#### LISTED ENTRIES ####

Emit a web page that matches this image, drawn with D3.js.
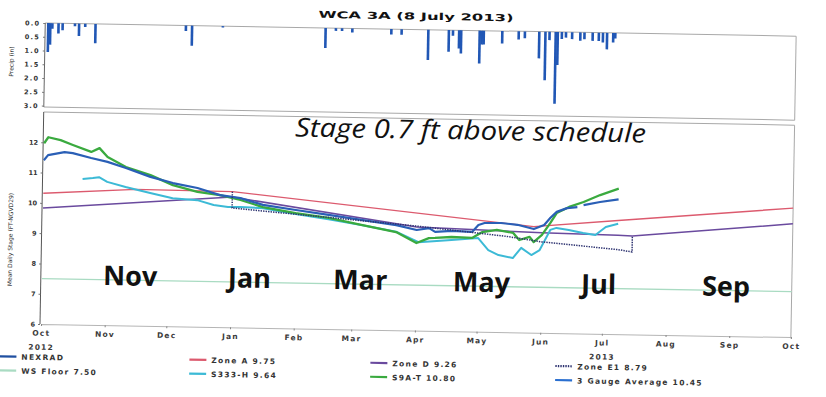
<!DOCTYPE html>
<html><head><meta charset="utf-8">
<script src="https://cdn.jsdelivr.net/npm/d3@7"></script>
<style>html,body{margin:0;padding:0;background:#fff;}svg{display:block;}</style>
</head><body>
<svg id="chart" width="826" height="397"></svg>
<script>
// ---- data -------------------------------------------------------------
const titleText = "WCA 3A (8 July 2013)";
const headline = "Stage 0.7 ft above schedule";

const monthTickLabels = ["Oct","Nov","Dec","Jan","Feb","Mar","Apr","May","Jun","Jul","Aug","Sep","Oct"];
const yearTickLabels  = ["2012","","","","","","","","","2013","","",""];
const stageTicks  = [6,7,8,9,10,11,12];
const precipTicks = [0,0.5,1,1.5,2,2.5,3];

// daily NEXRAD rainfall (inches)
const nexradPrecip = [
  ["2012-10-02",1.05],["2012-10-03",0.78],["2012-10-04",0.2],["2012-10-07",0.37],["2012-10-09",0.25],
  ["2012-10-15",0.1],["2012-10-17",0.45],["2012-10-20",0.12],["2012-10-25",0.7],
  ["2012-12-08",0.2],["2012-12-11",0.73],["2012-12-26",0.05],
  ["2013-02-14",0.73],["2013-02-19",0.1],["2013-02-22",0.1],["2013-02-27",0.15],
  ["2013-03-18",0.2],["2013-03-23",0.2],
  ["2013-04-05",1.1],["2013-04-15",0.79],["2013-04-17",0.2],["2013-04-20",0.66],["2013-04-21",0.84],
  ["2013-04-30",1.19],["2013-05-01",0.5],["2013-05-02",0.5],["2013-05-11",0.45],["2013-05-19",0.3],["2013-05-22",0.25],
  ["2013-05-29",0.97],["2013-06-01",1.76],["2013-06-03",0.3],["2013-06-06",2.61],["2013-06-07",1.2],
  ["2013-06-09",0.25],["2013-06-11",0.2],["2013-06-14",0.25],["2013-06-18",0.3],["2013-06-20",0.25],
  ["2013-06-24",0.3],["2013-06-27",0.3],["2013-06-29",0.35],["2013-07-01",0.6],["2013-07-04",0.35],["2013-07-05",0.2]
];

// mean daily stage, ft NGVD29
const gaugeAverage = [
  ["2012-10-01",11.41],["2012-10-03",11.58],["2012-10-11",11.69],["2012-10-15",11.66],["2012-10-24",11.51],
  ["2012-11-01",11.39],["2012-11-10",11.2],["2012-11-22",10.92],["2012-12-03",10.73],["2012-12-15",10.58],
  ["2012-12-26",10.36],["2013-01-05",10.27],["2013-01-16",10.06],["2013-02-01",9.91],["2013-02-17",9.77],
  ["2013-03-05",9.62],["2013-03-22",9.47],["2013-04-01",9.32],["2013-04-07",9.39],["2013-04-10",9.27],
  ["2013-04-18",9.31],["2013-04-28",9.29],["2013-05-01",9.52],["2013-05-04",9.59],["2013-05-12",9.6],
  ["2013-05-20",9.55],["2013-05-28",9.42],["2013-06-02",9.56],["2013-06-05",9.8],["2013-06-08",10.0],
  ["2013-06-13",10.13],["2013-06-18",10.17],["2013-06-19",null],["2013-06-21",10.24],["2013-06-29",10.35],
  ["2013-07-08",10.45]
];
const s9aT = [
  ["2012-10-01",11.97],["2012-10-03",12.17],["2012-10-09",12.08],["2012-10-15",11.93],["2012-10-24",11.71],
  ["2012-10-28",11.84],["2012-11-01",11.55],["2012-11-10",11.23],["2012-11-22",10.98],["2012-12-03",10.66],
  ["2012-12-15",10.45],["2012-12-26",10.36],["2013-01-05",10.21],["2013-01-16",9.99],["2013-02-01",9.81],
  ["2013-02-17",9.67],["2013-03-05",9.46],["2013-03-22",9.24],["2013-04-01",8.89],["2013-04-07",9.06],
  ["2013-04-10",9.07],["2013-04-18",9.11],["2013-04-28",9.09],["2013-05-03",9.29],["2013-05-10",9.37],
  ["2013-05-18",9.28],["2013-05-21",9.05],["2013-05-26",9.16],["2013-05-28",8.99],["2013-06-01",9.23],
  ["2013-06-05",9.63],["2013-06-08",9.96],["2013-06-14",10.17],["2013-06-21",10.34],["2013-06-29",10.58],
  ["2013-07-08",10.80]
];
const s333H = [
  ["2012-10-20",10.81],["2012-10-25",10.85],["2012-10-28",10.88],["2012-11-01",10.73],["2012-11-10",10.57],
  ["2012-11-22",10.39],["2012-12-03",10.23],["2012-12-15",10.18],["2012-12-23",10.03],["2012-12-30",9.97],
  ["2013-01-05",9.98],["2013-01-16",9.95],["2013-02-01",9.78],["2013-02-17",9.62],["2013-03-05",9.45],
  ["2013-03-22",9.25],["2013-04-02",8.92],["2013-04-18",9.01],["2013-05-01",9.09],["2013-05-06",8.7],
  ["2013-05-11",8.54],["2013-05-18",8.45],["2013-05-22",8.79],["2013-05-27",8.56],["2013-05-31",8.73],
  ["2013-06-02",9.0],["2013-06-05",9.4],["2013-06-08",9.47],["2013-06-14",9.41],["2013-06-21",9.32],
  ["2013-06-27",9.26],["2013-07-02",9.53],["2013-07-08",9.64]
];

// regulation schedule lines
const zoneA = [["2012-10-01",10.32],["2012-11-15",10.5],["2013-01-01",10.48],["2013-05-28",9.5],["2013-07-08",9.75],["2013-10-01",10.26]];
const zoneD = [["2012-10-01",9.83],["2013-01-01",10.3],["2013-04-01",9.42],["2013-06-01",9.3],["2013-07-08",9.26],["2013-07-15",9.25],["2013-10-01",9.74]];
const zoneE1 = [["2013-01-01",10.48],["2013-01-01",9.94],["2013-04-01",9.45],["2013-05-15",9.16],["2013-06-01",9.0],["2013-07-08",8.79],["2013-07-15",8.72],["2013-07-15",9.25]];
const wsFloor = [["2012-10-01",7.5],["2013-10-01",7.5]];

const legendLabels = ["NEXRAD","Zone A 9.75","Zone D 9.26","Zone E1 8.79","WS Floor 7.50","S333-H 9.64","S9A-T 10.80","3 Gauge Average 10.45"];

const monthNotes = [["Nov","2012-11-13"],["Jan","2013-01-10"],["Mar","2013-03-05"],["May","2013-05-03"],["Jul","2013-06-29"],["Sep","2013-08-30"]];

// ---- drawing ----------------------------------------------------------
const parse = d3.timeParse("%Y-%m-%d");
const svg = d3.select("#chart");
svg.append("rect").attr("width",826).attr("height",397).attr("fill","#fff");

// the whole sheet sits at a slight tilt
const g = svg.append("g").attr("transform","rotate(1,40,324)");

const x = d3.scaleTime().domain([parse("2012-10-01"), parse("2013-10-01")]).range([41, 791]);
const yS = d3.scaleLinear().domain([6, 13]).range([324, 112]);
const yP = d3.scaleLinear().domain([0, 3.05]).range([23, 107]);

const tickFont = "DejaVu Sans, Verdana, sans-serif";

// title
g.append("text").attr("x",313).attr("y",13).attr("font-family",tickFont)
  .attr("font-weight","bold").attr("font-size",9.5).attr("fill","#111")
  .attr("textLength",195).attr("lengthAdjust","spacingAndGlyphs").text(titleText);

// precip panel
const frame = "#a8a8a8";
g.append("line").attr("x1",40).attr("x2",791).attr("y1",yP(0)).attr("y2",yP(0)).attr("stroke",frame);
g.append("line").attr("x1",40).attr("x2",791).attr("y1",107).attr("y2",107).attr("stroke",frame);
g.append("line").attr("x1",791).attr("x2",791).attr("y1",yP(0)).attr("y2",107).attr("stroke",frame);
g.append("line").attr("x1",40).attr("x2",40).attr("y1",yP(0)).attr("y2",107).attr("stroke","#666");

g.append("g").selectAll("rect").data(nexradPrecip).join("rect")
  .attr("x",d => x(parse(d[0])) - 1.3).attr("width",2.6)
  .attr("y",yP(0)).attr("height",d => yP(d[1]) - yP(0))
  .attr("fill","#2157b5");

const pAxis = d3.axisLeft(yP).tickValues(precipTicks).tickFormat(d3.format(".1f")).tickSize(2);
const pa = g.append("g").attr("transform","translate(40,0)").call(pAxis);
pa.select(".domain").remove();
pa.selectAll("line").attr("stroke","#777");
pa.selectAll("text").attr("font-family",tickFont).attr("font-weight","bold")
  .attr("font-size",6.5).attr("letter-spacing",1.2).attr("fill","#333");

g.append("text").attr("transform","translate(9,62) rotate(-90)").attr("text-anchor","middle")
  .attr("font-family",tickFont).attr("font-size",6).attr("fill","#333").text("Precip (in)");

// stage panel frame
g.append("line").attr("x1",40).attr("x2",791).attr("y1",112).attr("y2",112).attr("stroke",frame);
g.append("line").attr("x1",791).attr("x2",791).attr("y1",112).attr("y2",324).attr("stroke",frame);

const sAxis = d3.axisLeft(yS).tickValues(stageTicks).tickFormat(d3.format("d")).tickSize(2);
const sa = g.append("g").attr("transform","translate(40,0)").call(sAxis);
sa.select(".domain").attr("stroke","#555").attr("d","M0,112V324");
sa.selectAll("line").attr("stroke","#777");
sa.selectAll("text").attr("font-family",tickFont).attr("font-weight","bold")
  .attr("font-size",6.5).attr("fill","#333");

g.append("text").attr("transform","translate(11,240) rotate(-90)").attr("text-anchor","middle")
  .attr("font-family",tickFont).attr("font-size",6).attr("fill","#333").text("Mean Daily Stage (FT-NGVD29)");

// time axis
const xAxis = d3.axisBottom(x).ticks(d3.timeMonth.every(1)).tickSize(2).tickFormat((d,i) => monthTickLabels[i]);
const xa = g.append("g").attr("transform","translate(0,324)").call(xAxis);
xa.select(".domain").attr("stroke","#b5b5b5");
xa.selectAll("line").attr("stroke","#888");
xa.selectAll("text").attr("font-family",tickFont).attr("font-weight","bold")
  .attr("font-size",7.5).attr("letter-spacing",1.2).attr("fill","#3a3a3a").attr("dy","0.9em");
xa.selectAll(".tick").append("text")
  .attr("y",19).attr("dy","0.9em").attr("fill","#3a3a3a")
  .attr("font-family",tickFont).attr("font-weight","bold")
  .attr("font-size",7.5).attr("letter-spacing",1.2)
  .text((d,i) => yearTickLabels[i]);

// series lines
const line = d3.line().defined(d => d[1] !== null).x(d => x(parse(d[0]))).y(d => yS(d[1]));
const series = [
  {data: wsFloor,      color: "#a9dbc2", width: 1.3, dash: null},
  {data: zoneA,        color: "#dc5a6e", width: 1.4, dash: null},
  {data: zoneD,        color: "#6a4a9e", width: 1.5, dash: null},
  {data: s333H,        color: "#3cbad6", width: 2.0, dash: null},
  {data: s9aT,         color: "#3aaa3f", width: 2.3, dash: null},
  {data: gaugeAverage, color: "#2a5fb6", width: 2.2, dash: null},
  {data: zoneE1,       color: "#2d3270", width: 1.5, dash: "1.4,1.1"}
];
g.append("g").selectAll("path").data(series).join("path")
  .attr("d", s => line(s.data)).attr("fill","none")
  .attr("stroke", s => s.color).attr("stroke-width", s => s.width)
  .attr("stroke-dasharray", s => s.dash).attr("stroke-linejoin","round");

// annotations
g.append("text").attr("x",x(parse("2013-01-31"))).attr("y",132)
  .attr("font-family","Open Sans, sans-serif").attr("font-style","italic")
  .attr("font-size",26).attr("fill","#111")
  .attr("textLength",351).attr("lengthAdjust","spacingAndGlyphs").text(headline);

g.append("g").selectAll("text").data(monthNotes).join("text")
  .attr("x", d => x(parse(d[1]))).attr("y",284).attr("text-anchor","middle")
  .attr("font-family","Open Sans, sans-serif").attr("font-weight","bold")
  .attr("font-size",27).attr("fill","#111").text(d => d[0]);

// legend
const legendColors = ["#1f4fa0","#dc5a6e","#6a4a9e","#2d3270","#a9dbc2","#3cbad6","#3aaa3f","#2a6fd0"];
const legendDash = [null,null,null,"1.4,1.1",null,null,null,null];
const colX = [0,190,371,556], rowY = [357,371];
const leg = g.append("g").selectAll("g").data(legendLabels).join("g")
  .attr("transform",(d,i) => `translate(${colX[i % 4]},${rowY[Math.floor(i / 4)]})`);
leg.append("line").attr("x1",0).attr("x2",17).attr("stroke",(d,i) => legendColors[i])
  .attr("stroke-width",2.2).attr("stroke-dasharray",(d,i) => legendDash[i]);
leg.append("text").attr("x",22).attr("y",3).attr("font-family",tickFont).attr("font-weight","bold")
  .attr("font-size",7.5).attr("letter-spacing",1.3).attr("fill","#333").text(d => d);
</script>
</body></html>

####
#### LISTED ENTRIES ####

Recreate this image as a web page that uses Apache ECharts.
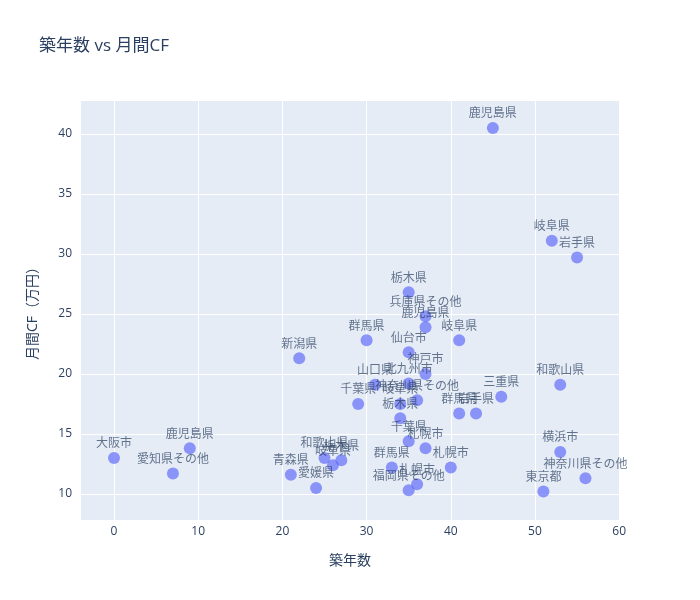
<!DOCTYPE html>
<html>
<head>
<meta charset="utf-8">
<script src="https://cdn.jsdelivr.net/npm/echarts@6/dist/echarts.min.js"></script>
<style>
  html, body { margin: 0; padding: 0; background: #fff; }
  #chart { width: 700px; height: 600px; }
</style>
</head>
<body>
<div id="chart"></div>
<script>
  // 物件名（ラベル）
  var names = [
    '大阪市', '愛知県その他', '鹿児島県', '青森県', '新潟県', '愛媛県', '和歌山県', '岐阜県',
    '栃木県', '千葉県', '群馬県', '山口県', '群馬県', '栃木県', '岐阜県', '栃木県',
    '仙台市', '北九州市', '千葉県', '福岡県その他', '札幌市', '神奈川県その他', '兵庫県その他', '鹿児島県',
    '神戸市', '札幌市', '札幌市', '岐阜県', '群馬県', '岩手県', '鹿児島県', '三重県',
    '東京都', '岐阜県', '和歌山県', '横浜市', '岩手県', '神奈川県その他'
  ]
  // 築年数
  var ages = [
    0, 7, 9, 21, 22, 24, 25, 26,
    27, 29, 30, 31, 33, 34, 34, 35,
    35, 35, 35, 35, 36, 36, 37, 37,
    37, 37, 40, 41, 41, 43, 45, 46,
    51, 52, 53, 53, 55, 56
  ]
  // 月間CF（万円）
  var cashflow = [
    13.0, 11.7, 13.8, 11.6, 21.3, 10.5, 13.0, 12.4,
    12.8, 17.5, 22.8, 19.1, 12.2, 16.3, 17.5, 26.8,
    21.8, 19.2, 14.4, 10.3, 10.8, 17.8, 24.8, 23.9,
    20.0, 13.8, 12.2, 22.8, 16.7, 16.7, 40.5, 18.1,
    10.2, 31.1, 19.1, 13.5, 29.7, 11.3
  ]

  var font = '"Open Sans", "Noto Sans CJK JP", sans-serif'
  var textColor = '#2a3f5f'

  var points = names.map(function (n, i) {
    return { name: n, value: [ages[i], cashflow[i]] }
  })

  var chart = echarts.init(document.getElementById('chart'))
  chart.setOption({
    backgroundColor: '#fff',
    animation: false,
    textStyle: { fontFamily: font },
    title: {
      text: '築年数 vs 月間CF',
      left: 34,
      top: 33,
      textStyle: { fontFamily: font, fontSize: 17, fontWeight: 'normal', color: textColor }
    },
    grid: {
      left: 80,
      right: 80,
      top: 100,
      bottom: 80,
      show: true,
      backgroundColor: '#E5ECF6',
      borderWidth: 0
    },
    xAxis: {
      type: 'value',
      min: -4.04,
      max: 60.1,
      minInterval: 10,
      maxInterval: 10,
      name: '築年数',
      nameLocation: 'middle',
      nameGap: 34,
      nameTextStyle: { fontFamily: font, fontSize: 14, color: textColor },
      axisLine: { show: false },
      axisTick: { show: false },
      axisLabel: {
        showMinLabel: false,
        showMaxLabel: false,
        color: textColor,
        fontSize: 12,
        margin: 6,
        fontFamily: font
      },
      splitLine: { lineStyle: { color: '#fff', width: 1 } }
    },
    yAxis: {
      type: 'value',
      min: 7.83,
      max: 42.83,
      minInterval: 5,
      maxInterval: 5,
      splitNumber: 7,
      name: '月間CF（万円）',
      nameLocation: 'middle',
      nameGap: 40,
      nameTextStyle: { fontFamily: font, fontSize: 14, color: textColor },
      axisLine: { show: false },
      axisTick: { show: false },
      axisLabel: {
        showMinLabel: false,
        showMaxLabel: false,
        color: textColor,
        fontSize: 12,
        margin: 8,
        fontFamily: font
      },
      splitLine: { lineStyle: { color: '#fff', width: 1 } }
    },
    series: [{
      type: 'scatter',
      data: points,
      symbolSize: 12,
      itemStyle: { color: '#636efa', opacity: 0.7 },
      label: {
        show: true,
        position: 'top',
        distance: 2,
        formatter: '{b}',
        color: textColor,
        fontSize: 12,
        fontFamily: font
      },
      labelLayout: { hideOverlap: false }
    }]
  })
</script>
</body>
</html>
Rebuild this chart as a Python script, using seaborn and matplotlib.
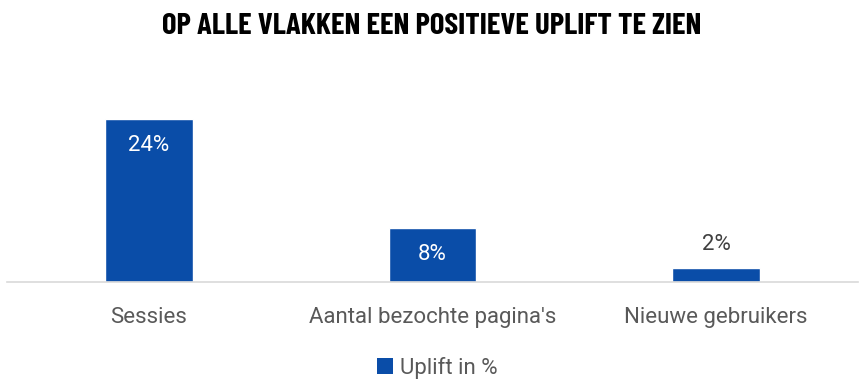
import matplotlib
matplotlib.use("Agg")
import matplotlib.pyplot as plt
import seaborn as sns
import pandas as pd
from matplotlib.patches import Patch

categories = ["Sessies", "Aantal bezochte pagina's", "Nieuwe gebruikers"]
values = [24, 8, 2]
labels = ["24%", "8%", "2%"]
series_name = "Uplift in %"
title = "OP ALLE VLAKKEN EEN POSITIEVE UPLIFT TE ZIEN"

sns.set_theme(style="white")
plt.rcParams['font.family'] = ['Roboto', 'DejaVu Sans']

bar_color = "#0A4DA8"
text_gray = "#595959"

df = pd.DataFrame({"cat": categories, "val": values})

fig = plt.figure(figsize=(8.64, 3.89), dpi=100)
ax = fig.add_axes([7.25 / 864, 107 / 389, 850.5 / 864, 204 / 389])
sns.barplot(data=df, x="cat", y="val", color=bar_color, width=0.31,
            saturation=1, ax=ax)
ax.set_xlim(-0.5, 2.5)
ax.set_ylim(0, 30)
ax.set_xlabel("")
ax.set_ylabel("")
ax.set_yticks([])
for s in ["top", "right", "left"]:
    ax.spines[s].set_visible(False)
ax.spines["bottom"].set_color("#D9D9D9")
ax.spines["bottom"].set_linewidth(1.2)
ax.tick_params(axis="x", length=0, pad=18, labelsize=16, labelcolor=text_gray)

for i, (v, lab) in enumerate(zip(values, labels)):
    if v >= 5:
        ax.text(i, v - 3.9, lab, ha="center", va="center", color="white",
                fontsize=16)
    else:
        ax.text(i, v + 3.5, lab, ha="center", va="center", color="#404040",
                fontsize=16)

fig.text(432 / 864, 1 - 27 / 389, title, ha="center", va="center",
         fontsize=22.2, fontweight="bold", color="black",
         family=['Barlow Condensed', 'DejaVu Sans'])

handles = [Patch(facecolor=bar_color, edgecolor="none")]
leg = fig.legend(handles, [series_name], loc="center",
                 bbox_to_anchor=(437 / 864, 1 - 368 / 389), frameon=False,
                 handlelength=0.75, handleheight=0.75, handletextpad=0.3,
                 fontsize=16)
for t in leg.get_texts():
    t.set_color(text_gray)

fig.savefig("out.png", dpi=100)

####

# WHAT TO PRODUCE
Above are some records. Reproduce the lines from the one with "Rebuild this chart" down to the one with "family=['Barlow Condensed', 'DejaVu", keeping both, and leave every picture out.

# TASK RESULT
Rebuild this chart as a Python script, using seaborn and matplotlib.
import matplotlib
matplotlib.use("Agg")
import matplotlib.pyplot as plt
import seaborn as sns
import pandas as pd
from matplotlib.patches import Patch

categories = ["Sessies", "Aantal bezochte pagina's", "Nieuwe gebruikers"]
values = [24, 8, 2]
labels = ["24%", "8%", "2%"]
series_name = "Uplift in %"
title = "OP ALLE VLAKKEN EEN POSITIEVE UPLIFT TE ZIEN"

sns.set_theme(style="white")
plt.rcParams['font.family'] = ['Roboto', 'DejaVu Sans']

bar_color = "#0A4DA8"
text_gray = "#595959"

df = pd.DataFrame({"cat": categories, "val": values})

fig = plt.figure(figsize=(8.64, 3.89), dpi=100)
ax = fig.add_axes([7.25 / 864, 107 / 389, 850.5 / 864, 204 / 389])
sns.barplot(data=df, x="cat", y="val", color=bar_color, width=0.31,
            saturation=1, ax=ax)
ax.set_xlim(-0.5, 2.5)
ax.set_ylim(0, 30)
ax.set_xlabel("")
ax.set_ylabel("")
ax.set_yticks([])
for s in ["top", "right", "left"]:
    ax.spines[s].set_visible(False)
ax.spines["bottom"].set_color("#D9D9D9")
ax.spines["bottom"].set_linewidth(1.2)
ax.tick_params(axis="x", length=0, pad=18, labelsize=16, labelcolor=text_gray)

for i, (v, lab) in enumerate(zip(values, labels)):
    if v >= 5:
        ax.text(i, v - 3.9, lab, ha="center", va="center", color="white",
                fontsize=16)
    else:
        ax.text(i, v + 3.5, lab, ha="center", va="center", color="#404040",
                fontsize=16)

fig.text(432 / 864, 1 - 27 / 389, title, ha="center", va="center",
         fontsize=22.2, fontweight="bold", color="black",
         family=['Barlow Condensed', 'DejaVu Sans'])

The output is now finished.